The birds at The Stockpond decrease when come the two or three day rains, because they can find water everywhere for a few days. I have the news from Ralph W. that the beaver dam on the San Pedro at 3-Links was blown out in the floods, the pond that was behind silted in, gone, and that fact has likely had the effect of more birds and other wildlife coming to us now that the other “natural” pool is lost. It will take a few days of drying out and running water to die off for avian numbers to go up again, so still today there isn’t much to be seen but a butt-bobbing Solitary Sandpiper (acting like a Spotted) in the mud, an immature Vermillion Flycatcher and a young Western Kingbird that is a perfect small version of a cleanly plumaged adult.
As this first day of calendar Autumn winds down, I move the wheel line all the way across #1 Pasture towards the south, to have it in place when the next irrigation cycle comes as the ground dries and no more storms sweep up from Mexico.
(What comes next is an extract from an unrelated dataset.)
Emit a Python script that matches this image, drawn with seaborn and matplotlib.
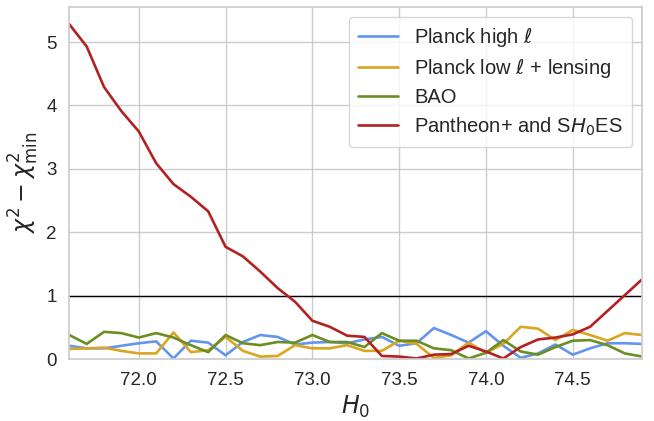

As that wheel line blunders along, it pushes before it a storm not of rain but of wings and chitin: swarms of different grasshoppers that catch a lowering sun that makes them glow white and incandescent, with larger Red-winged Grasshoppers that are incandescent pink-orange swirling through.
The evening Stockpond is lonely, quiet–no martins, no nighthawks. None of the latter have been seen for a few weeks now and I’ll conclude that they’re well gone and indeed, they will not to be seen again here until Winter is also well gone.
A second Swainson’s Hawk has this evening joined the one I see most every morning in the same mesquite on the Cascabel Road, at our northmost, unirrigated #4 Pasture.